The summit aims to educate 114 top bishops who will then return home with clear ideas on how to spot and deal with abuse and paedophilia. The scale of the task has been further complicated by the fact that some churches, in Asia and Africa in particular, deny the problem exists. 

"My hope would be that people see this as a turning point," said American Cardinal Blase Cupich, one of the pope's trusted allies in the United States and one of the summit's four organisers.

The US Catholic Church has been shaken by one of the gravest crises in its history, following last week's defrocking of a former cardinal -- American Theodore McCarrick -- over accusations he sexually abused a teenager 50 years ago.


Theodore McCarrick in 2015. Photo: Chip Somodevilla/AFP

'Silence a no-go'

"It's not the end game, no one can ever say that... (but) we're going to do everything possible so people are held responsible, accountable and that there is going to be transparency," Cupich told journalists said ahead of the meeting.

These three themes -- responsibility, accountability and transparency -- will form the backbone of the summit and provide its 190 participants with the keys to ensuring child safety, he said.

There are reforms in the pipeline, such as the "tweaking" of certain canon laws, according to another of the organisers, Maltese Archbishop Charles Scicluna.

But the suggestion that Church laws need only fine-tuning has angered many, including Anne Barrett Doyle, the co-director of BishopAccountability.org, a public database that documents cases of proven or suspected cleric sex crimes.


Protesters in Rome earlier this week denounced the "wall of silence" surrounding abuse in the Church.

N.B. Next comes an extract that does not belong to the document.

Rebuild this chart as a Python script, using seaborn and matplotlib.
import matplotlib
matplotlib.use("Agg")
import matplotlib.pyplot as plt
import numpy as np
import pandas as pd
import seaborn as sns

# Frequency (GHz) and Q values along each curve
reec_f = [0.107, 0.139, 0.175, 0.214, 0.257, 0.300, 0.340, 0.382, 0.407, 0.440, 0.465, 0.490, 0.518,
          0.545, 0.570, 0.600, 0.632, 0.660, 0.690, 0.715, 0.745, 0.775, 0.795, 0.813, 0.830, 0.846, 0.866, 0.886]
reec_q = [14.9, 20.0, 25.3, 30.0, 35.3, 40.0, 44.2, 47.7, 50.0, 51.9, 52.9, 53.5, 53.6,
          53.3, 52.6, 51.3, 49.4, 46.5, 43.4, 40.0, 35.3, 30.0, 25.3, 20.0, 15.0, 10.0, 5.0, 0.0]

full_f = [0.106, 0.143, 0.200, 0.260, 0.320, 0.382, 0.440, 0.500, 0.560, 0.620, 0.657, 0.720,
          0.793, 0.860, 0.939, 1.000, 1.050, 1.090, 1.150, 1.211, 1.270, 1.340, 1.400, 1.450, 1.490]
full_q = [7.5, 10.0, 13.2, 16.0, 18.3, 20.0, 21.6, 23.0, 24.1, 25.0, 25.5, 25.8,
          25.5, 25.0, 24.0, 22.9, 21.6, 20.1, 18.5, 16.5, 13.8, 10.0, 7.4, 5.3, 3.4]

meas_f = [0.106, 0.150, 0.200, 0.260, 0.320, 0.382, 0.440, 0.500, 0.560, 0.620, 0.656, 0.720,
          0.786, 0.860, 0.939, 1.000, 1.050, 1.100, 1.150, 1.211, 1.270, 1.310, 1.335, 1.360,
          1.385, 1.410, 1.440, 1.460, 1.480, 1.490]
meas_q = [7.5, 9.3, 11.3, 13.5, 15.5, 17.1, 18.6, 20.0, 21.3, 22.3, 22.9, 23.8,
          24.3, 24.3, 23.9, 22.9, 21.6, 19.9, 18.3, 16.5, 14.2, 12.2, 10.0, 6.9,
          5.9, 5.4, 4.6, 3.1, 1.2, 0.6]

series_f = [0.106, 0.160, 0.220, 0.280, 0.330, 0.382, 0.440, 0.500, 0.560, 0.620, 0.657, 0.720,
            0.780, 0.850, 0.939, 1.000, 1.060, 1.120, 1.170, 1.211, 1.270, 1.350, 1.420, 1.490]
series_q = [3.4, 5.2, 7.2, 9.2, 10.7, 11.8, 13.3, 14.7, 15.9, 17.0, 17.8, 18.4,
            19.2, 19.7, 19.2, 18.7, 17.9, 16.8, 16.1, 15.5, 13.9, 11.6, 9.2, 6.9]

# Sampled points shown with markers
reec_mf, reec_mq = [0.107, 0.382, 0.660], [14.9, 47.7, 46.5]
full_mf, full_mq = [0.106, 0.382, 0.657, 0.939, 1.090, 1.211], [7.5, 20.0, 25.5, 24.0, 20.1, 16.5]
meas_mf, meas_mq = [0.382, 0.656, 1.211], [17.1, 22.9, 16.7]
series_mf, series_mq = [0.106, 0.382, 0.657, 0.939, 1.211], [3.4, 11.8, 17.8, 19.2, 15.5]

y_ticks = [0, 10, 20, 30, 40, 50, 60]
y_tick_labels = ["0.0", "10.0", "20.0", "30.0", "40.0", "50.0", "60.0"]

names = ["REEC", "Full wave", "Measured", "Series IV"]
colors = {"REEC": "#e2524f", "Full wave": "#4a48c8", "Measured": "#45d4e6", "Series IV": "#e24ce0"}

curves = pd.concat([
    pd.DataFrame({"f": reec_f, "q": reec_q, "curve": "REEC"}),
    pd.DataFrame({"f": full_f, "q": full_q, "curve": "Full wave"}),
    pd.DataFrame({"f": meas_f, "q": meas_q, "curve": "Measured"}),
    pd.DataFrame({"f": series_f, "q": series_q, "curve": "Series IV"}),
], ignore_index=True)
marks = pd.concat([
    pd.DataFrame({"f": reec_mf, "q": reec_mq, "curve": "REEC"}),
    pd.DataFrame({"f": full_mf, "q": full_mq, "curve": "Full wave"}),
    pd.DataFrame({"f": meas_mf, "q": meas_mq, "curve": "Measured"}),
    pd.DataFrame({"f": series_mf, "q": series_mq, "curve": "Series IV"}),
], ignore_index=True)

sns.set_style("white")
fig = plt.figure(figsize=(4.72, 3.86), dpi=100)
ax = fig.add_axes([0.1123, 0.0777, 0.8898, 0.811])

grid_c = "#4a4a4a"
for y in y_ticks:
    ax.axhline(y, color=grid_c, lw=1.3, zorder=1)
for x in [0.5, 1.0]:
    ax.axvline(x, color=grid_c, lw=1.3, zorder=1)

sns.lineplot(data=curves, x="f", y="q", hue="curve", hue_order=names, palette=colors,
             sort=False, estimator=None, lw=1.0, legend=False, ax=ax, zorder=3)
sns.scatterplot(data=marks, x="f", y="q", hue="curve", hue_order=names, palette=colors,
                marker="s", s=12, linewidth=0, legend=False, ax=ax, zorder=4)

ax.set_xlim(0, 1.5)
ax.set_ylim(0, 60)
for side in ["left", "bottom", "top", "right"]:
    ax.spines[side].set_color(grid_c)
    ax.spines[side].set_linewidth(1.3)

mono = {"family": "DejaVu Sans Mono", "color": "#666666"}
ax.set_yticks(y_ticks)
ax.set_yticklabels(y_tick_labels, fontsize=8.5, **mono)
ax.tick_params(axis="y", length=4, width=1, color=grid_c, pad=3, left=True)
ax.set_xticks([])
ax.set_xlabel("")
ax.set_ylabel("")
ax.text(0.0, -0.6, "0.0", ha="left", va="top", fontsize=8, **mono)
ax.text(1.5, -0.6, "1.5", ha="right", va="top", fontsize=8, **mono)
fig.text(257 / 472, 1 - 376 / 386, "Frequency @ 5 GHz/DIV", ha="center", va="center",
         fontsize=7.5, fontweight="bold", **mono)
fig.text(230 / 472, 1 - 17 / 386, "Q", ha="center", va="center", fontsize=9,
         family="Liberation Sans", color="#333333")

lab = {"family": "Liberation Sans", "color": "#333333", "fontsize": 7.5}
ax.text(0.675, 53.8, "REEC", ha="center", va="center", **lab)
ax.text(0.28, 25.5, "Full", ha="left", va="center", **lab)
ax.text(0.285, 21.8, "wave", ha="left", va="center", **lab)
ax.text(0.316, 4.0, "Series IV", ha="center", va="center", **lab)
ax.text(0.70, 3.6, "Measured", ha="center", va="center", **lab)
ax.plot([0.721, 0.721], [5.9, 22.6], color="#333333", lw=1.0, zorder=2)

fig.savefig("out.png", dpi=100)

Photo: Tiziana Fabi/AFP

"Canon law has to be changed: not tweaked, not modified, but fundamentally changed, so that it stops prioritising the priesthood... over the lives of children, and vulnerable adults who are sexually assaulted by them," she said.

Scicluna insists that summoning Church leaders from all continents to Rome "is in itself a very important message".

He spent ten years as the Vatican's top prosecutor on paedophilia cases, and was picked by Francis to travel to Chile last year to hear from victims whose voices had previously been silenced by an internal Church cover-up. Scicluna has called for an end to the code of silence and culture of denial within the centuries-old institution.

"Silence is a no-go, whether you call it omerta or simply a state of denial," he said this week. "We have to face facts because only the truth of the matter, and confronting the facts, will make us free."